Internal error occurred. Check out this page for possible solutions:
https://docs.taichi.graphics/lang/articles/misc/install
Traceback (most recent call last):
  File "test_ir.py", line 15, in <module>
    m.save(".","result")
  File "/Users/dunfanlu/Code/Taichi/taichi/python/taichi/aot/module.py", line 223, in save
    self._aot_builder.dump(filepath, filename)
RuntimeError: [serialization.h:write_data_to_file@258] Cannot open file [./metadata.tcb] for writing. (Does the directory exist?)

Additional comments This works fine on Windows though.

bobcao3 commented 2 years ago

Maybe it's a serialization issue. Can Metal AOT save a file?

AmesingFlank commented 2 years ago

Maybe it's a serialization issue. Can Metal AOT save a file?

Yeah, metal works fine.

k-ye commented 2 years ago

Hmm, I've been thinking about this. I feel like the final file-saving should be moved out from C++ to Python. AotModuleBuilder should just return a few txt/binary files to Python.

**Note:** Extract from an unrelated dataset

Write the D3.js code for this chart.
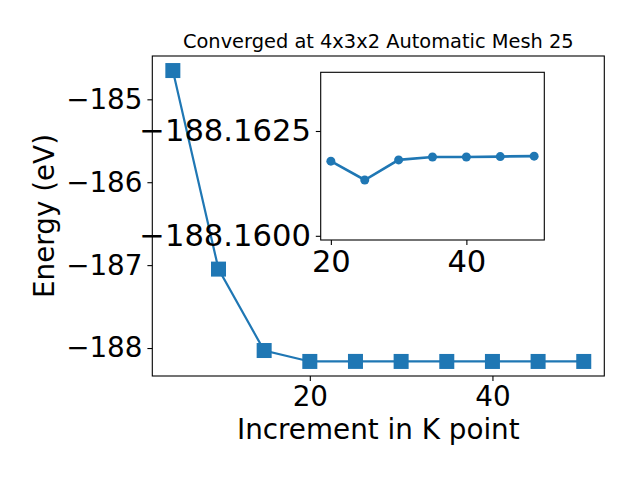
<!DOCTYPE html>
<html>
<head>
<meta charset="utf-8">
<script src="https://cdn.jsdelivr.net/npm/d3@7"></script>
<style>
  body { margin: 0; background: #fff; }
  svg text { font-family: "DejaVu Sans", sans-serif; fill: #000; }
</style>
</head>
<body>
<svg id="chart" width="640" height="480"></svg>
<script>
// k point increments and total energies (eV)
var kPoints = [5, 10, 15, 20, 25, 30, 35, 40, 45, 50];
var energies = [-184.653, -187.048, -188.030, -188.16178, -188.16133,
                -188.16181, -188.16188, -188.16188, -188.16189, -188.16190];

// zoomed part shown in the inset (from 20 onwards)
var insetK = [20, 25, 30, 35, 40, 45, 50];
var insetEnergies = [-188.16178, -188.16133, -188.16181, -188.16188,
                     -188.16188, -188.16189, -188.16190];

// tick labels
var mainXTicks = [20, 40];
var mainYTicks = [-185, -186, -187, -188];
var insetXTicks = [20, 40];
var insetYTicks = [-188.1625, -188.1600];
var insetYLimits = [-188.1599, -188.1639];

var blue = "#1f77b4";
var svg = d3.select("#chart");

// main axes box
var main = {left: 152.3, right: 604.3, top: 56, bottom: 376};
// inset axes box
var inset = {left: 320.7, right: 544.3, top: 72.3, bottom: 240};

function padded(ext) {
    var pad = (ext[1] - ext[0]) * 0.05;
    return [ext[0] - pad, ext[1] + pad];
}

var x = d3.scaleLinear()
    .domain(padded(d3.extent(kPoints)))
    .range([main.left, main.right]);

var y = d3.scaleLinear()
    .domain(padded(d3.extent(energies)))
    .range([main.bottom, main.top]);

var xi = d3.scaleLinear()
    .domain(padded(d3.extent(insetK)))
    .range([inset.left, inset.right]);

var yi = d3.scaleLinear()
    .domain(insetYLimits)
    .range([inset.bottom, inset.top]);

// draw one axis with matplotlib-like ticks
function drawAxis(g, axis, fontSize) {
    g.call(axis);
    g.select(".domain").remove();
    g.selectAll(".tick line").attr("stroke", "#000").attr("stroke-width", 1.1);
    g.selectAll(".tick text")
        .attr("font-size", fontSize)
        .attr("font-family", "DejaVu Sans");
}

// ----- main plot -----
var line = d3.line()
    .x(function(d, i) { return x(kPoints[i]); })
    .y(function(d) { return y(d); });

svg.append("path")
    .datum(energies)
    .attr("d", line)
    .attr("fill", "none")
    .attr("stroke", blue)
    .attr("stroke-width", 2.2);

svg.selectAll("rect.marker")
    .data(energies)
    .enter()
    .append("rect")
    .attr("class", "marker")
    .attr("x", function(d, i) { return x(kPoints[i]) - 7.5; })
    .attr("y", function(d) { return y(d) - 7.5; })
    .attr("width", 15)
    .attr("height", 15)
    .attr("fill", blue);

drawAxis(svg.append("g")
        .attr("transform", "translate(0," + main.bottom + ")"),
    d3.axisBottom(x).tickValues(mainXTicks).tickFormat(d3.format("d"))
        .tickSizeInner(4.9).tickPadding(4.9),
    "27.8px");

drawAxis(svg.append("g")
        .attr("transform", "translate(" + main.left + ",0)"),
    d3.axisLeft(y).tickValues(mainYTicks).tickFormat(d3.format("d"))
        .tickSizeInner(4.9).tickPadding(4.9),
    "27.8px");

svg.append("rect")
    .attr("x", main.left)
    .attr("y", main.top)
    .attr("width", main.right - main.left)
    .attr("height", main.bottom - main.top)
    .attr("fill", "none")
    .attr("stroke", "#000")
    .attr("stroke-width", 1.1);

// title and axis labels
svg.append("text")
    .attr("x", (main.left + main.right) / 2)
    .attr("y", 47.5)
    .attr("text-anchor", "middle")
    .attr("font-size", "19.4px")
    .text("Converged at 4x3x2 Automatic Mesh 25");

svg.append("text")
    .attr("x", (main.left + main.right) / 2)
    .attr("y", 438.5)
    .attr("text-anchor", "middle")
    .attr("font-size", "27.8px")
    .text("Increment in K point");

svg.append("text")
    .attr("transform", "translate(53.5," + (main.top + main.bottom) / 2 + ") rotate(-90)")
    .attr("text-anchor", "middle")
    .attr("font-size", "27.8px")
    .text("Energy (eV)");

// ----- inset -----
svg.append("rect")
    .attr("x", inset.left)
    .attr("y", inset.top)
    .attr("width", inset.right - inset.left)
    .attr("height", inset.bottom - inset.top)
    .attr("fill", "#fff");

var insetLine = d3.line()
    .x(function(d, i) { return xi(insetK[i]); })
    .y(function(d) { return yi(d); });

svg.append("path")
    .datum(insetEnergies)
    .attr("d", insetLine)
    .attr("fill", "none")
    .attr("stroke", blue)
    .attr("stroke-width", 2.7);

svg.selectAll("circle.inset")
    .data(insetEnergies)
    .enter()
    .append("circle")
    .attr("class", "inset")
    .attr("cx", function(d, i) { return xi(insetK[i]); })
    .attr("cy", function(d) { return yi(d); })
    .attr("r", 4.5)
    .attr("fill", blue);

drawAxis(svg.append("g")
        .attr("transform", "translate(0," + inset.bottom + ")"),
    d3.axisBottom(xi).tickValues(insetXTicks).tickFormat(d3.format("d"))
        .tickSizeInner(4.9).tickPadding(4.9),
    "30.6px");

drawAxis(svg.append("g")
        .attr("transform", "translate(" + inset.left + ",0)"),
    d3.axisLeft(yi).tickValues(insetYTicks).tickFormat(d3.format(".4f"))
        .tickSizeInner(4.9).tickPadding(4.9),
    "30.6px");

svg.append("rect")
    .attr("x", inset.left)
    .attr("y", inset.top)
    .attr("width", inset.right - inset.left)
    .attr("height", inset.bottom - inset.top)
    .attr("fill", "none")
    .attr("stroke", "#000")
    .attr("stroke-width", 1.1);
</script>
</body>
</html>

bobcao3 commented 2 years ago

huh metal works fine, that's weird, as the runtime error comes out of something that should have nothing to do with the backend arch.

AmesingFlank commented 2 years ago
  std::FILE *f = fopen(fn.c_str(), "wb");
  if (f == nullptr) {
    TI_ERROR("Cannot open file [{}] for writing. (Does the directory exist?)",
             fn);
    assert(f != nullptr);
  }

I feel like it's probably just some weird thing about macOS file paths.

Another thing I noticed that might be related: if I use #if 1 in SPIR-V codegen, the .spv file won't actually be dumped. It doesn't throw an error, but I can't find the file anywhere.